JAKARTA, KOMPAS — Hingga 8 Oktober 2018, nilai tukar rupiah tercatat terdepresiasi sebesar 12,19 persen. Depresiasi ini membuat rupiah hari ini menduduki posisi terlemah pada tahun ini.
Berdasarkan kurs referensi Jakarta Interbank Spot Dollar Rate (Jisdor), nilai tukar rupiah semakin melemah menjadi Rp 15.193 per dollar AS, Senin. Rupiah telah terdepresiasi sebesar 12,19 persen sejak 2 Januari 2018 yang tercatat Rp 13.542 per dollar AS.
Dosen Ilmu Ekonomi Universitas Indonesia, Lana Soelistianingsih, di Jakarta, Senin, menyampaikan, masuknya rupiah ke level Rp 15.000 per dollar AS sebenarnya sudah diperkirakan. ”Saya kira, pasar keuangan telah menerima nilai Rp 15.000 adalah titik keseimbangan yang baru,” katanya.
Namun, ujarnya, nilai tukar rupiah harus dijaga untuk tidak terus melemah. Pelemahan yang terus-menerus lambat laun akan memperlambat produksi sektor riil. Biaya produksi akan meningkat karena bahan baku masih bergantung pada impor, sedangkan biaya untuk ekspor juga akan ikut naik.
Sebagai akibatnya, kenaikan tersebut akan berdampak pada kenaikan harga barang (inflasi). Inflasi akan menjadi beban bagi masyarakat.

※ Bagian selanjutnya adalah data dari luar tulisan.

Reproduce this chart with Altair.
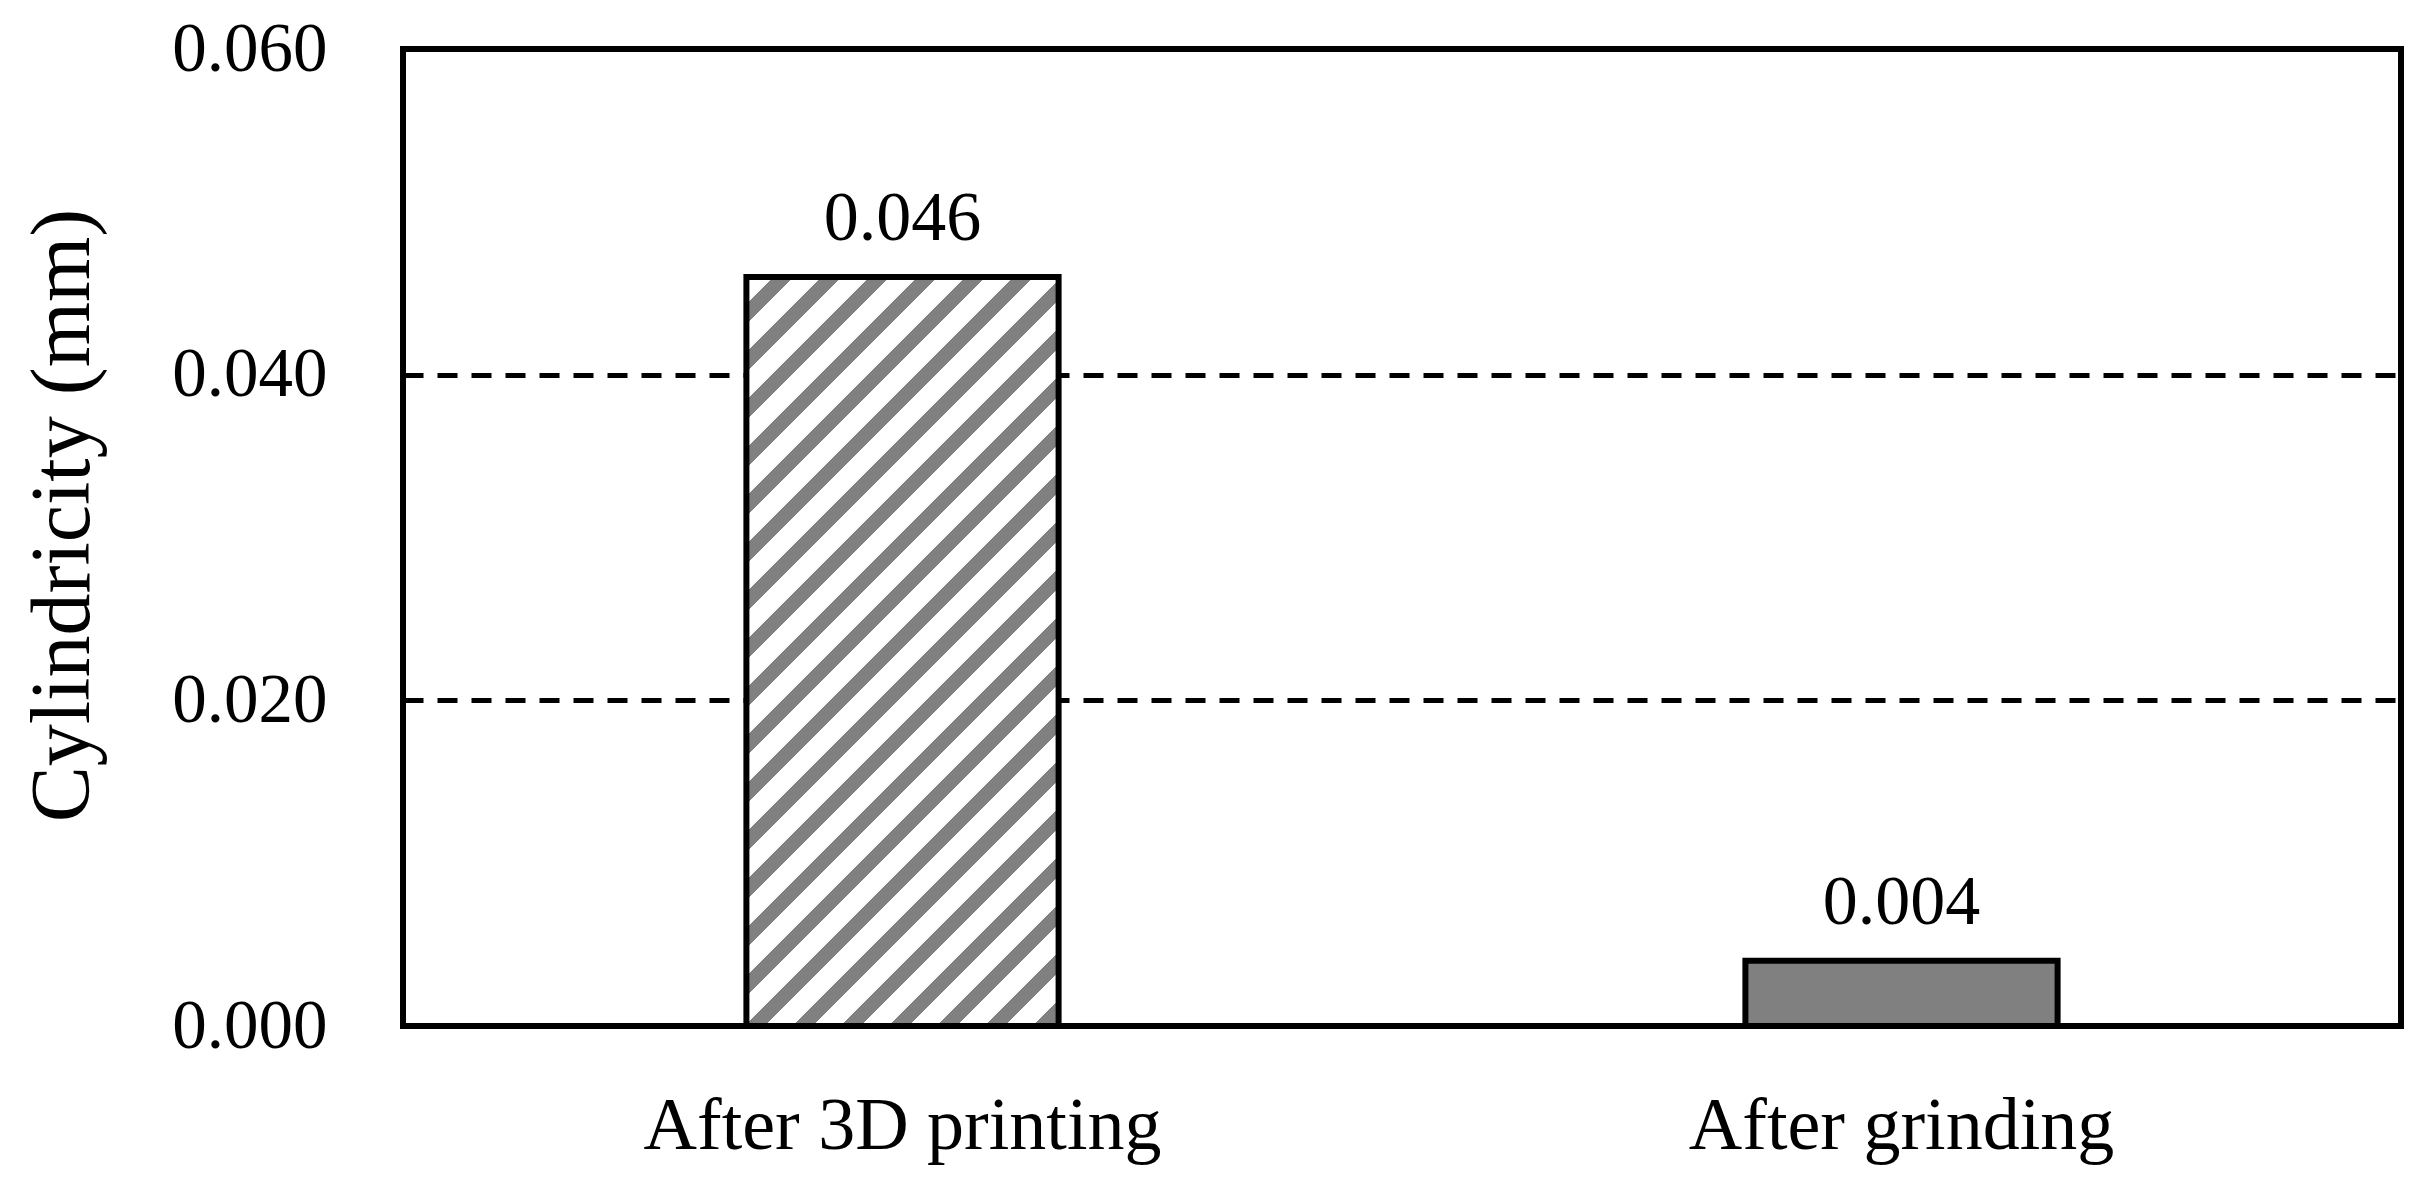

”Solusi untuk menjaga kestabilan rupiah tidak hanya bisa dari peningkatan tingkat suku bunga acuan Bank Indonesia saja,” ucap Lana.
Bank Indonesia telah menaikkan BI 7-Day Reverse Repo Rate (7DRRR) menjadi 5,75 persen.
Sementara itu, Bank Sentral Amerika Serikat, The Federal Reserve, juga baru saja menaikkan suku bunga acuan menjadi 2-2,25 persen. Keputusan itu membuat banyak investasi portofolio dari negara berkembang berpindah ke AS yang membuat nilai tukar negara-negara tersebut melemah.
Kepala Pusat Studi Kebijakan Ekonomi Universitas Gadjah Mada, Yogyakarta, A Tony Prasetiantono secara terpisah mengatakan, BI sebenarnya kurang tanggap dalam menaikkan suku bunga untuk mengimbangi kebijakan The Fed.
”Sepanjang 2018, The Fed menaikkan Fed Fund Rate dari 0,25 persen hingga 2,25 persen. BI menaikkan dari 4,25 persen menjadi 5,75 persen,” kata Tony. Dengan demikian, The Fed sejauh ini telah menaikkan 2 persen dan BI baru 1,50 persen.
Ia melanjutkan, ini berarti BI sebenarnya masih belum memenuhi aspek ahead the curve sebagaimana yang diinginkan oleh bank tersebut. Akibatnya, cadangan devisa sekarang merosot tajam (114,8 miliar dollar AS per September 2018) karena BI membutuhkan jumlah yang besar untuk melakukan intervensi pasar keuangan.
BI, ujarnya, dapat kembali menaikkan suku bunga acuan secara bertahap dalam jumlah yang kecil untuk mengejar The Fed. Itu karena kenaikan yang terlalu besar dapat memicu kepanikan dalam pasar.
Sebelumnya, Komisaris Independen PT Bank Central Asia Cyrillus Harinowo menyampaikan, Rapat Dewan Gubernur Bank Indonesia (RDG BI) pada 27 September 2018 seharusnya menaikkan BI 7DRRR sebesar 50 basis poin (bps). Dalam RDG BI itu, BI hanya menaikkan BI 7DRRR sebesar 25 bps.
Dilematis
Lana menilai, BI berada dalam posisi yang dilematis karena kenaikan suku bunga yang terlalu tinggi dapat berdampak terhadap pertumbuhan ekonomi. Jika tidak dinaikkan, nilai tukar akan terus melemah. Padahal, The Fed diperkirakan akan terus menaikkan suku bunga secara bertahap hingga tahun depan.
”Seperti yang sudah saya bilang sejak dulu, pemerintah perlu memperbaiki struktur perekonomian makro untuk menekan impor berlebih,” ucapnya. Salah satu cara adalah dengan membangun industri substitusi barang impor.
Perekonomian Indonesia saat ini tidak hanya mengalami tekanan eksternal dari kebijakan The Fed. Perang dagang AS-China dan kenaikan harga minyak dunia turut memengaruhi kondisi perekonomian bangsa.